- _EXERCISE OBJECTIVE_
Leave out the pictures and restate the rest of the data exactly.
— BEGIN LISTING —
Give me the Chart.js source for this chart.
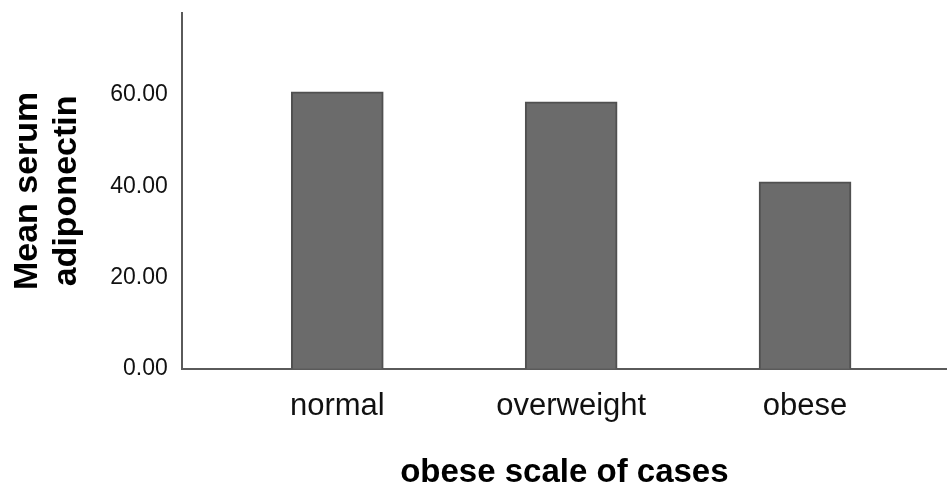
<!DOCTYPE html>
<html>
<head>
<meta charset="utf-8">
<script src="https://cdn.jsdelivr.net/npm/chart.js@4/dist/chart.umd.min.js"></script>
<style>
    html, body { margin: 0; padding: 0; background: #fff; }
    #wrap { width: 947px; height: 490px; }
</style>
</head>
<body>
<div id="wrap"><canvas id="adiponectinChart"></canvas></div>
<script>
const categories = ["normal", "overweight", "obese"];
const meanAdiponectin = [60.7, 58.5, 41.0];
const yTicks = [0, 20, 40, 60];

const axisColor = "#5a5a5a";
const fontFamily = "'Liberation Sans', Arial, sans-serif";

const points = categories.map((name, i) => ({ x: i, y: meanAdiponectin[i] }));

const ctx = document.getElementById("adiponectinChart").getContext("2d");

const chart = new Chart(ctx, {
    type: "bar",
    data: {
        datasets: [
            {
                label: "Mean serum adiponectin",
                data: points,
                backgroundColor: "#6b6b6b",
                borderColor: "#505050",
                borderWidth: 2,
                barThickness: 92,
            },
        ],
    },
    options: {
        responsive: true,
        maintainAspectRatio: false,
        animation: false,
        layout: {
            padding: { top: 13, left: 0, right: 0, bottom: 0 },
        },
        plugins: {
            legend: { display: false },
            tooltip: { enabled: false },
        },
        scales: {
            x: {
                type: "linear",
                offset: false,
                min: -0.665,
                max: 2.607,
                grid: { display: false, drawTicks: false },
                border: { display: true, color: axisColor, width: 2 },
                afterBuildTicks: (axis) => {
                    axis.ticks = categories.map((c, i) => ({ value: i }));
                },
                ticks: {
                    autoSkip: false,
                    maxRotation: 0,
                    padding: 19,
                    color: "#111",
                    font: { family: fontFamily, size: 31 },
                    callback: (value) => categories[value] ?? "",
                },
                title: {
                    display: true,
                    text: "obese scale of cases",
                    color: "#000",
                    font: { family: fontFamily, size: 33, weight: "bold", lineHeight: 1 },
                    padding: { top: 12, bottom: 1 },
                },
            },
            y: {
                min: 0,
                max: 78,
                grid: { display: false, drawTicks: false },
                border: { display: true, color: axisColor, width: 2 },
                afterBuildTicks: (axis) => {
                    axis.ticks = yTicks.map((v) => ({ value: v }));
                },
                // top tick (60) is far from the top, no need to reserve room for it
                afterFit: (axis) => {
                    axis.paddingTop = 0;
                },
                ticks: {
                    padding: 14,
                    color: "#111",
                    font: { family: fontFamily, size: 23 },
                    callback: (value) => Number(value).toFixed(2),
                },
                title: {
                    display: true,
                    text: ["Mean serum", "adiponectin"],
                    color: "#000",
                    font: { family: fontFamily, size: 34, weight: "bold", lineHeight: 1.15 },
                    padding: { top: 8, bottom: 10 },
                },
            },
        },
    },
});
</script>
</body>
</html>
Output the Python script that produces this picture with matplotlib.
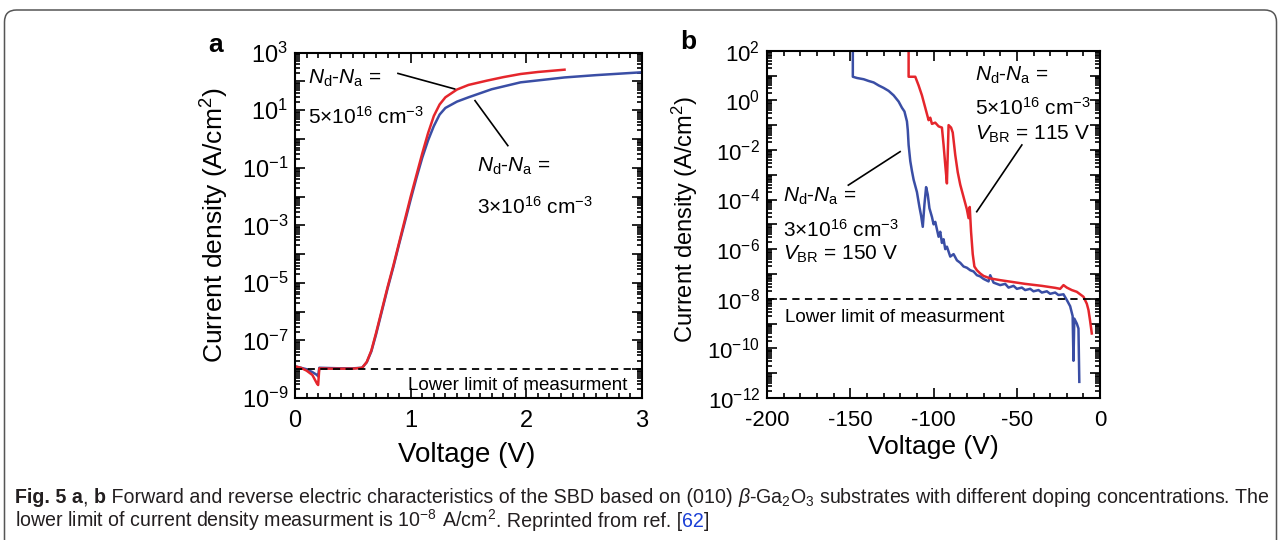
— END LISTING —
- _SOLUTION_
Give me the Chart.js source for this chart.
<!DOCTYPE html>
<html>
<head>
<meta charset="utf-8">
<script src="https://cdn.jsdelivr.net/npm/chart.js@4/dist/chart.umd.min.js"></script>
<style>
    html, body { margin: 0; padding: 0; background: #fff; }
    #wrap { width: 947px; height: 490px; }
</style>
</head>
<body>
<div id="wrap"><canvas id="adiponectinChart"></canvas></div>
<script>
const categories = ["normal", "overweight", "obese"];
const meanAdiponectin = [60.7, 58.5, 41.0];
const yTicks = [0, 20, 40, 60];

const axisColor = "#5a5a5a";
const fontFamily = "'Liberation Sans', Arial, sans-serif";

const points = categories.map((name, i) => ({ x: i, y: meanAdiponectin[i] }));

const ctx = document.getElementById("adiponectinChart").getContext("2d");

const chart = new Chart(ctx, {
    type: "bar",
    data: {
        datasets: [
            {
                label: "Mean serum adiponectin",
                data: points,
                backgroundColor: "#6b6b6b",
                borderColor: "#505050",
                borderWidth: 2,
                barThickness: 92,
            },
        ],
    },
    options: {
        responsive: true,
        maintainAspectRatio: false,
        animation: false,
        layout: {
            padding: { top: 13, left: 0, right: 0, bottom: 0 },
        },
        plugins: {
            legend: { display: false },
            tooltip: { enabled: false },
        },
        scales: {
            x: {
                type: "linear",
                offset: false,
                min: -0.665,
                max: 2.607,
                grid: { display: false, drawTicks: false },
                border: { display: true, color: axisColor, width: 2 },
                afterBuildTicks: (axis) => {
                    axis.ticks = categories.map((c, i) => ({ value: i }));
                },
                ticks: {
                    autoSkip: false,
                    maxRotation: 0,
                    padding: 19,
                    color: "#111",
                    font: { family: fontFamily, size: 31 },
                    callback: (value) => categories[value] ?? "",
                },
                title: {
                    display: true,
                    text: "obese scale of cases",
                    color: "#000",
                    font: { family: fontFamily, size: 33, weight: "bold", lineHeight: 1 },
                    padding: { top: 12, bottom: 1 },
                },
            },
            y: {
                min: 0,
                max: 78,
                grid: { display: false, drawTicks: false },
                border: { display: true, color: axisColor, width: 2 },
                afterBuildTicks: (axis) => {
                    axis.ticks = yTicks.map((v) => ({ value: v }));
                },
                // top tick (60) is far from the top, no need to reserve room for it
                afterFit: (axis) => {
                    axis.paddingTop = 0;
                },
                ticks: {
                    padding: 14,
                    color: "#111",
                    font: { family: fontFamily, size: 23 },
                    callback: (value) => Number(value).toFixed(2),
                },
                title: {
                    display: true,
                    text: ["Mean serum", "adiponectin"],
                    color: "#000",
                    font: { family: fontFamily, size: 34, weight: "bold", lineHeight: 1.15 },
                    padding: { top: 8, bottom: 10 },
                },
            },
        },
    },
});
</script>
</body>
</html>
Output the Python script that produces this picture with matplotlib.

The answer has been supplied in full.